On the other hand, some founders like to pause before jumping into something new. Sasha Orloff, the co-founder of fintech business LendUp, took a 100-day vacation after resigning as CEO to refocus and consider his next move.

  1. Urge founders to take on non-CEO responsibilities in the firm.
While HBR's study shows that the value of founder-CEOs diminishes after an IPO, it finds the opposite is true for non-CEO roles. When a founder-CEO moves on to another position within the company, the new leader often benefits from the founder's extensive experience in an advisory role. This strategy works best for founders who recognize that they are no longer the best fit for the CEO position but are still dedicated to the firm and eager to help.

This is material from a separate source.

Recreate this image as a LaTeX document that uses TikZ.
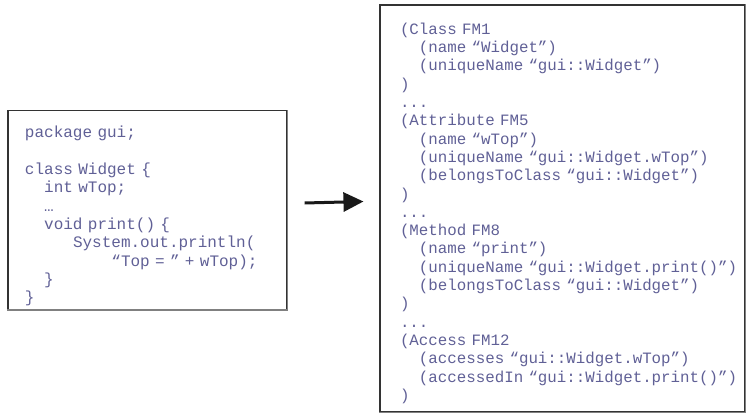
\documentclass[tikz,border=0pt]{standalone}
\usepackage{fontspec}
\setmonofont{Liberation Mono}
\usepackage{tikz}
\usetikzlibrary{arrows.meta}

\definecolor{codeblue}{RGB}{96,96,150}
\newcommand{\codefont}{\ttfamily\spaceskip=0.6em\relax}
\newcommand{\ind}[1]{\hspace*{#1\dimexpr 0.6em\relax}}

\begin{document}
\begin{tikzpicture}[x=1pt, y=-1pt,
    codebox/.style = {draw=black!80, line width=1.1pt, align=left,
      inner xsep=0pt, text=codeblue},
    lowedge/.style = {draw=black!50, line width=1.6pt},
    flow/.style = {line width=3pt, black!90, -{Triangle[length=20pt, width=19pt]}}]
  \useasboundingbox (0,0) rectangle (750,415);
  % source code
  \node [codebox, minimum width=279pt, minimum height=194pt, text width=256pt,
    font=\fontsize{16}{18.3}\selectfont\codefont]
    (src) at (147.5,210) {\leftskip=5.5pt \rule{0pt}{24pt}package gui;\\[18.3pt]
      class Widget \{\\
      \ind{2}int wTop;\\
      \ind{2}…\\
      \ind{2}void print() \{\\
      \ind{5}System.out.println(\\
      \ind{9}“Top = ” + wTop);\\
      \ind{2}\}\\
      \}\par};
  \draw [lowedge] (src.north east) -- (src.south east) -- (src.south west);
  % FAMIX model
  \node [codebox, minimum width=365pt, minimum height=407pt, text width=362pt,
    font=\fontsize{15.8}{18.3}\selectfont\codefont]
    (fm) at (562.5,208.5) {\leftskip=18.5pt \rule{0pt}{21pt}(Class FM1\\
      \ind{2}(name “Widget”)\\
      \ind{2}(uniqueName “gui::Widget”)\\
      )\\
      ...\\
      (Attribute FM5\\
      \ind{2}(name “wTop”)\\
      \ind{2}(uniqueName “gui::Widget.wTop”)\\
      \ind{2}(belongsToClass “gui::Widget”)\\
      )\\
      ...\\
      (Method FM8\\
      \ind{2}(name “print”)\\
      \ind{2}(uniqueName “gui::Widget.print()”)\\
      \ind{2}(belongsToClass “gui::Widget”)\\
      )\\
      ...\\
      (Access FM12\\
      \ind{2}(accesses “gui::Widget.wTop”)\\
      \ind{2}(accessedIn “gui::Widget.print()”)\\
      )\par};
  \draw [lowedge] (fm.north east) -- (fm.south east) -- (fm.south west);
  \draw [flow] ([xshift=17pt, yshift=7pt]src.east) -- ([xshift=-16pt, yshift=7pt]fm.west);
\end{tikzpicture}
\end{document}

When Google reached $100 million in sales, Sequoia Capital, one of its major investors, was concerned that founders Sergey Brin and Larry Page were too young to lead the company. Sequoia persuaded Page and Brin to select a CEO.

They chose Eric Schmidt, who guided the quickly expanding firm through a successful IPO and phenomenal growth. Schmidt encouraged the young founders through the managerial ladder while also relying on their creativity and know-how to build products and improve key business activities.

  1. Include founders in succession planning.
If the founder-CEO is involved from the start, the executive succession planning process is more likely to run smoothly.

Ideally, the founder will lead the transition. Steve Jobs, Apple's co-founder, personally hired and nurtured his successor, Tim Cook, to manage the business. When Kendra Scott stepped down as CEO of her namesake jewelry line, she named long-time executive Tom Nolan as her replacement.

If the founder is unwilling to lead the charge, the board should take over and engage the founder as much as possible. Even after 25 years as CEO, Bill Milliken, the founder of the popular charity Communities in Schools, was hesitant to let go. Instead of dismissing Miller, the board recruited an outside counselor to urge him to join the board.